Halfway through the project, I begin to talk about the project.
Tue, Nov 27, 2007./AYAD/Project | LinkSo the game here is to build a CMS-style website for DRD, who are presently using an unmaintainable ASP mess. (Heh, I think that's the old ASP, not ASP.NET, but what would I know.) I decided to renovate Björn's Haskell effort, HOPE, which looked, superficially at least, pretty hackable.
Activity for these past few months:
- I tried to fix the concurrency issues. There was/is [*] a lot of confusing code that looks like it might be safe, but wasn't. It might have worked if the DBMS provides coarse enough concurrency, and traffic is sufficiently light. (I don't claim to have fixed everything yet, and there are limits to what we can do.)
- As part of the above I hacked the daylights out of HaskellDB
and HSQL, but only conforming their PostgreSQL backends with
my higher-level changes [**]. Specifically I tried to extend their
notions of a relational database to encompass constraints [***], and
add support for the
serial
datatype.- HSQL seems adequate as a low-level SQL interface, at least as far as these things go in Haskell [***], so I don't know why anyone would reinvent that wheel (ask them).
- I would strongly recommend against trying to use HaskellDB, despite the heroic efforts of Björn et al. It's nice in theory but quite limited and very complex in practice. If I were to do this project over, I would drop HOPE's dependency on HaskellDB.
- I am now painfully aware of the semantic gap between Haskell and SQL databases. What we really want is serialisation and querying of algebraic data types, that is, something closer to XML technology. The only group I know that is taking persistence seriously at the typed, higher-order, etc. programming language level is the mob working on Alice/ML, and if I had a spare life I'd marry that with Benjamin C. Pierce's work of the past ten years or so and develop a mergeable, distributed, queryable storage manager for a decent language.
- Added a lot of I18N support. This is as-yet incomplete, of course, and I'm not very happy with how I've done the dynamic part of it. One major outstanding issue is how best to support multi-lingual tagging.
- Shifted away from Björn's home-brew and somewhat buggy
hmarkup
to the Windows-user friendly FCKeditor. I have my qualms about this, but I've got to consider my user-base.
Some of the abstractions in HOPE are fantastic, and others are head-scratching, tantalisingly close to being so. If I have the time and enough brain capacity, I'd really like to re-do the notion of resource so we can (for example) generate site maps and have fewer URL paths scattered through the code. So, good effort Björn.
If you're interested in any of this, you can take a look at the darcs repos at http://peteg.org/haskell. Please note that everything there should be considered alpha quality and under chaotic development.

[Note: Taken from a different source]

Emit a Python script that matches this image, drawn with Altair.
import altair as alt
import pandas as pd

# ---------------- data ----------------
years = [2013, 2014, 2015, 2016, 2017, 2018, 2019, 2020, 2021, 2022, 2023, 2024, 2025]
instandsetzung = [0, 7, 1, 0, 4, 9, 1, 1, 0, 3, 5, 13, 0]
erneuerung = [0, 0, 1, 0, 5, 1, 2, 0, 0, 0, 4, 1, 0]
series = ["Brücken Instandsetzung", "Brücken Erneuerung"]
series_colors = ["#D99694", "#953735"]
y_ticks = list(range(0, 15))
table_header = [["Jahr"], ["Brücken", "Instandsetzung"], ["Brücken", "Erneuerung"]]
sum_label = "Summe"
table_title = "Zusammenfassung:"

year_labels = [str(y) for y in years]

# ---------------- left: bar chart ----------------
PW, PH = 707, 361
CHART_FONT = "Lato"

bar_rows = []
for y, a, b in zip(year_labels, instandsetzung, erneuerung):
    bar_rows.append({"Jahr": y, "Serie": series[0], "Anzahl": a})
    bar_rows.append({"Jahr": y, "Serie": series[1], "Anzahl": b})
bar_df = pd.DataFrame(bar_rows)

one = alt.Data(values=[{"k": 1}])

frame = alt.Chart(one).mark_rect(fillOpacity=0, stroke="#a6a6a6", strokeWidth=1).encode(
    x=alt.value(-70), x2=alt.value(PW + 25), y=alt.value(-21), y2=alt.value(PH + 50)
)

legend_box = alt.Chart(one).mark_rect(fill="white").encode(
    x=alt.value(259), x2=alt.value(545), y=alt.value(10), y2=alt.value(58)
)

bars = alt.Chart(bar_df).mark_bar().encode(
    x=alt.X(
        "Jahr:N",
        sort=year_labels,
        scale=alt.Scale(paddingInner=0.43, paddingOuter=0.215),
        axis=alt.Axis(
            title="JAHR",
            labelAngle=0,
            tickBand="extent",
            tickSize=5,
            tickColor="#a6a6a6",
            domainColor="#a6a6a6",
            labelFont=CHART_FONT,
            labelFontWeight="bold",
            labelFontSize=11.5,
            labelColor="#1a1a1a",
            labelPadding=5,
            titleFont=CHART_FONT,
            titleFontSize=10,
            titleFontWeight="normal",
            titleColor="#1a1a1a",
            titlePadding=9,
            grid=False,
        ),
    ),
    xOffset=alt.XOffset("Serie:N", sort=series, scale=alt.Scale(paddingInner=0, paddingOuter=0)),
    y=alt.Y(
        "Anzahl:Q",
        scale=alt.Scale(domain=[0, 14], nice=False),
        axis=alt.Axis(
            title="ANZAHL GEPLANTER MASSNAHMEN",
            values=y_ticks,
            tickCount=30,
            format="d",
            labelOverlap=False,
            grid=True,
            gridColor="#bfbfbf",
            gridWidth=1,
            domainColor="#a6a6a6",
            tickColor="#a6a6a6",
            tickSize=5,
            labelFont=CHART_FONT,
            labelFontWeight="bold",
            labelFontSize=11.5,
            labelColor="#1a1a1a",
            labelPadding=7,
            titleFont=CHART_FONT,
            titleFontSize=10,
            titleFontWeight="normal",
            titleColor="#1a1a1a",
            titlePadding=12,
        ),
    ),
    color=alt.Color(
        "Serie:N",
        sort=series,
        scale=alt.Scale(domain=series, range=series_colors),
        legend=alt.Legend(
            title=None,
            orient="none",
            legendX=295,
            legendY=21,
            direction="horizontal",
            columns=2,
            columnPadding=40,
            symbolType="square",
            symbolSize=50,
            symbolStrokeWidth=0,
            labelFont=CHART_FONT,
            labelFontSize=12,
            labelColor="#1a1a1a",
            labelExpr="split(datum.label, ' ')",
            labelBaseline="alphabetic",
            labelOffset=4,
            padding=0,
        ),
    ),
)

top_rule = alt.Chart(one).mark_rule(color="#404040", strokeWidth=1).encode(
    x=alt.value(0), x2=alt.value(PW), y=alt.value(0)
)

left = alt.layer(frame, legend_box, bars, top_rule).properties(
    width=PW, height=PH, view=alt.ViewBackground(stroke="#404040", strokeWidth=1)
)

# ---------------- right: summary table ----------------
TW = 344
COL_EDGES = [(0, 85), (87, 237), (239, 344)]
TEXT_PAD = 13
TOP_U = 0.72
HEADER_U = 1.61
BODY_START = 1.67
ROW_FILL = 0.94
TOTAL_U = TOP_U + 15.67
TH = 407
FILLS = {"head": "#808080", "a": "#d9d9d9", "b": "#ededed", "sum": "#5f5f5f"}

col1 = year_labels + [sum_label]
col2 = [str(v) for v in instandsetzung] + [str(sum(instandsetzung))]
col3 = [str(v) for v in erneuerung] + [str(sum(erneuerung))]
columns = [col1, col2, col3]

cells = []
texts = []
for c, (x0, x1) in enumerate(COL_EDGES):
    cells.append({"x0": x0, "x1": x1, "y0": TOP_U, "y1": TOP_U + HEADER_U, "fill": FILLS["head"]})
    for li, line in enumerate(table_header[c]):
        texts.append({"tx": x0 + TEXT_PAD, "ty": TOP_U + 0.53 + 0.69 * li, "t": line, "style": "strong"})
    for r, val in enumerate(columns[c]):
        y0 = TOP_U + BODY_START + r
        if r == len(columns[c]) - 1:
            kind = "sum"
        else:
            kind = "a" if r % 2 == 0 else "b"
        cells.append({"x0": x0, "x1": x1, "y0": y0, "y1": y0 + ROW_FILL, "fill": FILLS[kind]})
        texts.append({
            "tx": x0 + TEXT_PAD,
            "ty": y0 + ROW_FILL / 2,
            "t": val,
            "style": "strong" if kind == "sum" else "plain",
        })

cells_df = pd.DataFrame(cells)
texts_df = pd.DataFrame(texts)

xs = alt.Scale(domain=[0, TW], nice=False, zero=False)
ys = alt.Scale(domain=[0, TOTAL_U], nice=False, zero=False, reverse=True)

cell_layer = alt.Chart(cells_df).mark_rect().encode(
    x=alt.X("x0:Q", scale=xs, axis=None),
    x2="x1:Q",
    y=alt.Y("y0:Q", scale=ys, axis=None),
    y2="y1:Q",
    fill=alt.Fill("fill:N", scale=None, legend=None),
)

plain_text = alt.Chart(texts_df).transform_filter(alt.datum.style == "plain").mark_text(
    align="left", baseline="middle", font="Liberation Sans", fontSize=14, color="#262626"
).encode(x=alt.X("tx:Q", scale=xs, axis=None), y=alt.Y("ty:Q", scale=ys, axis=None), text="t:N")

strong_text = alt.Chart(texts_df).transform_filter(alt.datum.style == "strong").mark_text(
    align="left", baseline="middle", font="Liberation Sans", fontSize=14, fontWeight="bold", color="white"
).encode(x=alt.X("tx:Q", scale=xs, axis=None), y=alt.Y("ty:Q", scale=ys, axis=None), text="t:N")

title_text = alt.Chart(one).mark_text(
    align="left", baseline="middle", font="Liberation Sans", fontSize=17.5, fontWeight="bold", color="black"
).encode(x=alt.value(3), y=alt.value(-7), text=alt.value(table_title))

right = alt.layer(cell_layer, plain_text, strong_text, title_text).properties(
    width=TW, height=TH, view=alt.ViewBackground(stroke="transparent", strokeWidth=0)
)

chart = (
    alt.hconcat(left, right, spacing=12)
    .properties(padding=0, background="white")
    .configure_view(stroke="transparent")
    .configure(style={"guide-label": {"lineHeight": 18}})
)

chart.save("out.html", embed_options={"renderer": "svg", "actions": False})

[*] My changes are so pervasive that it's better to think of my version as a fork rather than a continuation. The database schema is quite different and currently requires PostgreSQL, so I doubt it is useful to any current users.

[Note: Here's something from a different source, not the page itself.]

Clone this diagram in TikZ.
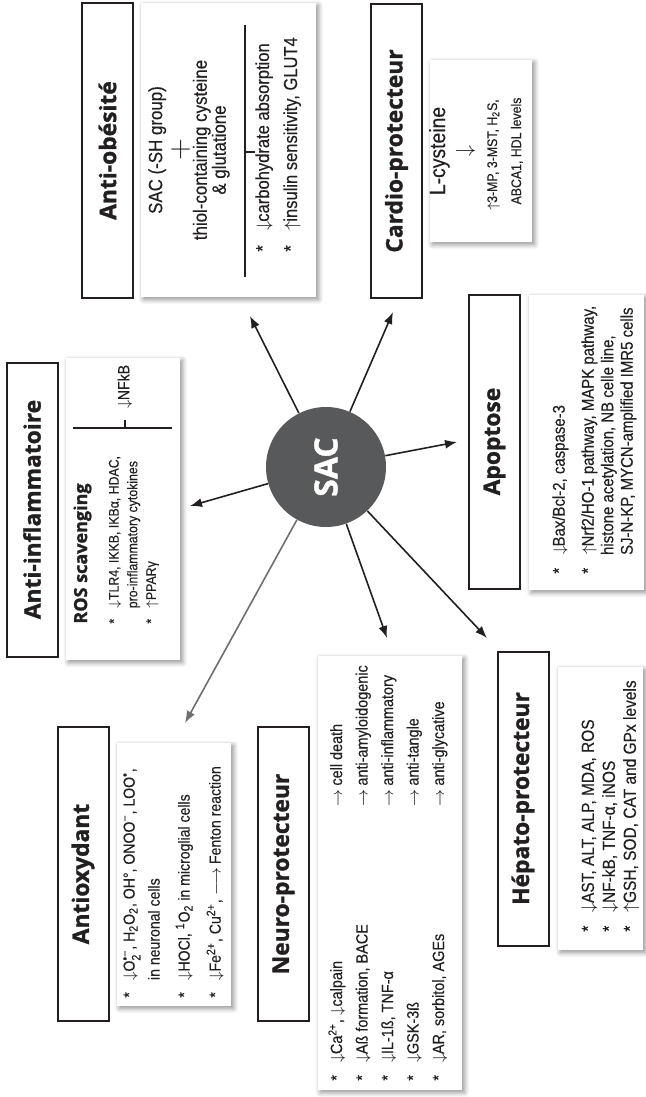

[**] This has some nasty ramifications. One is that it is unlikely that my code will be merged into the mainstream darcs repos, as I have no interest in or time to fix the other backends. (I refuse to encourage anyone to use speed-over-correctness software like MySQL.) Due to this, I doubt one can use the shiny-new cabal-install to suck down the myriad dependencies of my version of HOPE, as you'll need some stuff from my repos, and other stuff may as well come from the official places.

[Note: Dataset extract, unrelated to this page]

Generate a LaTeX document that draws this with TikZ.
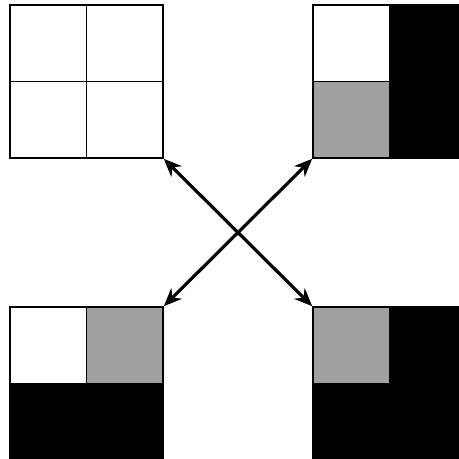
\documentclass[tikz,border=0pt]{standalone}
\definecolor{cellgray}{HTML}{A0A0A0}
\usetikzlibrary{arrows.meta,positioning}

\begin{document}
\begin{tikzpicture}[x=1pt, y=-1pt,
  grid/.style={rectangle, draw, line width=1.6pt, minimum size=153pt, inner sep=0pt},
  cell/.style={draw, line width=1.5pt},
  arr/.style={{Stealth[length=18pt,width=15pt]}-{Stealth[length=18pt,width=15pt]}, line width=3.2pt}
]
  \useasboundingbox (0,0) rectangle (459,459);
  \clip (0,0) rectangle (459,459);
  % cells of the four grids
  \foreach \cx/\cy/\col in {10/5/white, 86.5/5/white, 10/81.5/white, 86.5/81.5/white,
      313/5/white, 389.5/5/black, 313/81.5/cellgray, 389.5/81.5/black,
      10/307/white, 86.5/307/cellgray, 10/383.5/black, 86.5/383.5/black,
      313/307/cellgray, 389.5/307/black, 313/383.5/black, 389.5/383.5/black}
    \draw[cell, fill=\col] (\cx,\cy) rectangle ++(76.5,76.5);
  \node[grid] (tl) at (86.5,81.5) {};
  \node[grid] (tr) at (389.5,81.5) {};
  \node[grid] (bl) at (86.5,383.5) {};
  \node[grid] (br) at (389.5,383.5) {};
  \draw[arr] (tl.south east) -- (br.north west);
  \draw[arr] (tr.south west) -- (bl.north east);
\end{tikzpicture}
\end{document}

[***] Somewhat ironic to me is that all the low-level Haskell SQL bridges I've seen have a very limited view of what a relational database is; usually the bridge just ships SQL one way and gets a list of rows back, and provides a very basic table description mechanism. I haven't seen any support for defaults, triggers, constraints (foreign keys, primary keys, uniqueness, etc.), and while there is usually support for transactions, it is difficult to figure out what that means as the bridges all try to be backend-agnostic. Conversely there are a lot of attempts at making rows and queries type-safe.